В Москве литературная жизнь сосредотачивается вокруг Литературнохудожественного кружка на Большой Дмитровке, где руководит Брюсов, и на знаменитых средах, где они встречались как с писателями старшего поколения: Горьким, Буниным, Вересаевым, Серафимовичем, Телешовым, Шмелевым, так и с молодежью. Ближайшими друзьями Толстых в этот период становятся Борис Зайцев[137] и его жена Вера. В Литературнохудожественном кружке они часто видят Маяковского, знакомого им по Петербургу:

Там начались литературные выступления Маяковского. Выделялся он тогда своей крупной фигурой, желтой кофтой и необычайно острой сатирой и юмором. Среди присутствующих он очень выделялся как внешностью, так и остроумием. Его одни терпели, другие любили, и он [был] постоянным и активным завсегдатаем кружка и принимал активное участие во всех литературных мероприятиях литературно-художественного общества. <…> Помню мою встречу с Маяковским у художника Лентулова. У последнего собирались художники. Маяковский тогда в одинаковой степени подвизался и как поэт, и как художник и почти всегда присутствовал на наших собраниях художников. <…> Помню, мы <втроем> гуляли на Воробьевых горах. Был закат солнца, Маяковский импровизировал. Он нас не замечал, он в своей крылатке весь ушел в себя. Мы молча слушали его. Было в нем что-то такое сстихийное, болыиое> сильное, молодое, неповторимое и вместе с тем понятное. Чудесный закат солнца Маяковский в своей раздувающейся крылатке, с его импровизациями так и остались в моей памяти <…> (Там же: 34–35).
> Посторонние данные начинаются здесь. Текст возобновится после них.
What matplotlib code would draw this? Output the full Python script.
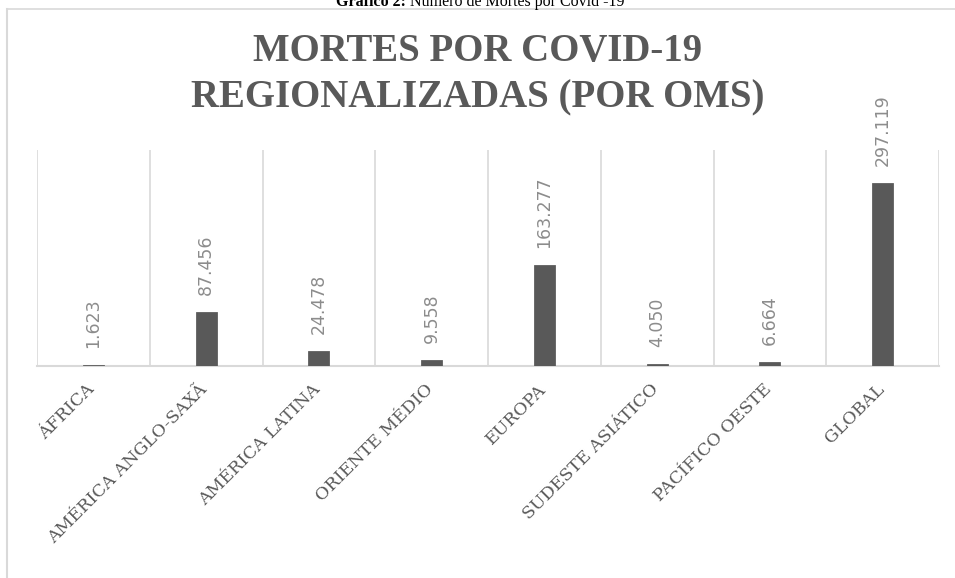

В том же Литературно-художественном кружке они присутствовали на чествовании Игоря Северянина, декламация которого им не понравилась «смесью французского с нижегородским». Стихи противоречили его внешности и казались написанными кем-то другим. Приезжал и французский поэт Поль Фор[138], о котором Софья вспоминает:

В честь Поль Фора Алексей Николаевич решил устроить у нас обед. Долго совещались с тетей Машей о характере обеда. Тетя Маша решила сделать на первое «щи с головизной». Приехал Поль Фор, худой, небольшого роста, живой, веселый, легкомысленный. Начался обед, подали национальное блюдо — янтарные щи с головизной. Поль Фор рассказывал в это время какой-то изящный каламбур. Не разобрав этого блюда, Поль Фор начал есть, продолжая свой каламбур [,] пока не начал давиться костью. Алексей Николаевич не растерялся и стал его колотить в спину, дико хохоча. Все, конечно [,] кончилось вполне благополучно, но Поль Фор к нам больше не приходил (Дымшиц-Толстая рук. 3: 38–39).